Aber es ist wie im richtigen Leben, nicht alles, was nach außen glänzt und leuchtet, ist auch im Inneren so wunderschön. Jacob zweifelt an seinen künstlerischen Fähigkeiten, Bene will ihn zu seinem Glück zwingen, aber zweifelt an sich selbst, sie gleicht einer tickenden Zeitbombe. Dieses Miteinander birgt dann auch tückische Fallen. Wie sich beide daraus befreien wollen, das verrate ich natürlich nicht, auch nicht, ob es gelingt.

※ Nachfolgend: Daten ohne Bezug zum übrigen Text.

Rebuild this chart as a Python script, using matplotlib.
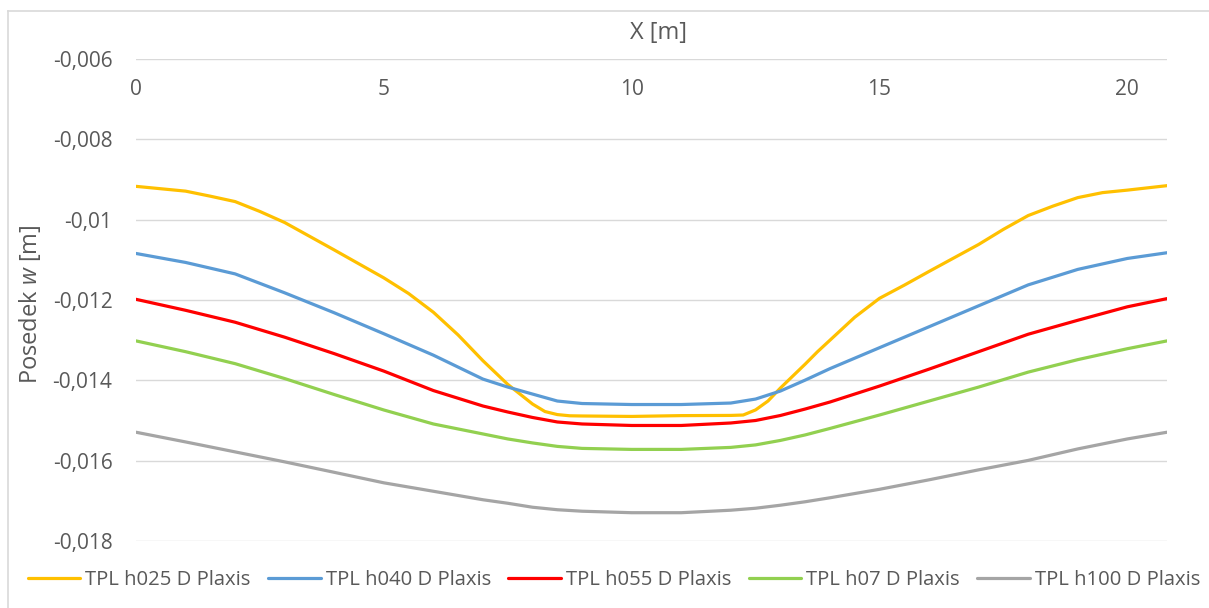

Für mich war das ein interessantes Lesevergnügen, auch wenn mir die Verherrlichung von Jacob, dem unwiderstehlichen und perfekten Mann, etwas zu vordergründig war. Jacob steht aber seiner Bene da im Buch auch nicht nach, er ist Seite für Seite entzückt von ihr. Dass die pure Lovestory dann doch einige Knicks und Falten bekommt, ist nachvollziehbar. Was ich nicht so recht nachvollziehen kann, das sind die massiven Selbstzweifel von Bene, hier fehlte mir dann doch etwas Hintergrundwissen. Wer oder was hat sie jemals so enttäuscht oder gedemütigt, dass die Minderwertigkeitsgefühle und der Selbstzweifel trotz der Verliebtheit und der schönen Zeit mit Jacob so massiv in Benes Psyche eingreifen? Offenbar braucht sie ein buntes, auffallendes Äußeres und sehr viel Deko und Antikes in ihrer Wohnung, um sich sichtbar und nicht minderwertig oder langweilig zu fühlen. Wie wird man so? Das verrät das Buch nicht. Ich kann mir nicht vorstellen, dass es nur an dem „langweiligen Leben“ der Eltern liegt. Andererseits weist das Buch auf ein Grundproblem des Zusammenlebens hin: dass Menschen sich ständig verpflichtet fühlen. Zum Loben, zum Schenken, zum Einladen, wozu auch immer. Etwas ohne Gegenleistung zu tun, fällt vielen schwer, den Schenkenden wie auch den Beschenkten.
Der Schreibstil ist mal leichtfüßig, mal gedankenbelastet, aber gut lesbar. Ein bisschen mehr Genauigkeit im Korrektorat hätte mich zu einer „sehr gut lesbar“-Bewertung veranlasst. Gut gefallen hat mir die Typografie, die 24 Tage immer auf einer neuen Seite, jeder Tag beginnt mit einer passenden Vignette. Aber die Grundschrift hätte für mich 1 p größer sein können, besonders die langen kursiven Passagen fand ich anstrengend zu lesen. (Liegt sicher am Alter und meiner Brille.)
Bene und Jacob, die sich gegenseitig glücklich machen wollen, das ist eine schöne Liebesgeschichte. Die kann man auch zu anderen Jahreszeiten lesen, aber zum Advent passt sie ganz besonders gut. Tränen der Rührung inklusive.
Fazit: Ob man es als Liebesgeschichte der anderen Art oder als ungewöhnlichen Adventskalender betrachtet, dieses Buch hat seine Reize! Vielleicht ist es mehr ein Frauenbuch, ich glaube, Männer lesen solchen Geschichten nicht so häufig. Zum Verschenken eignet es sich bestimmt in der jetzt beginnenden Vorweihnachtszeit.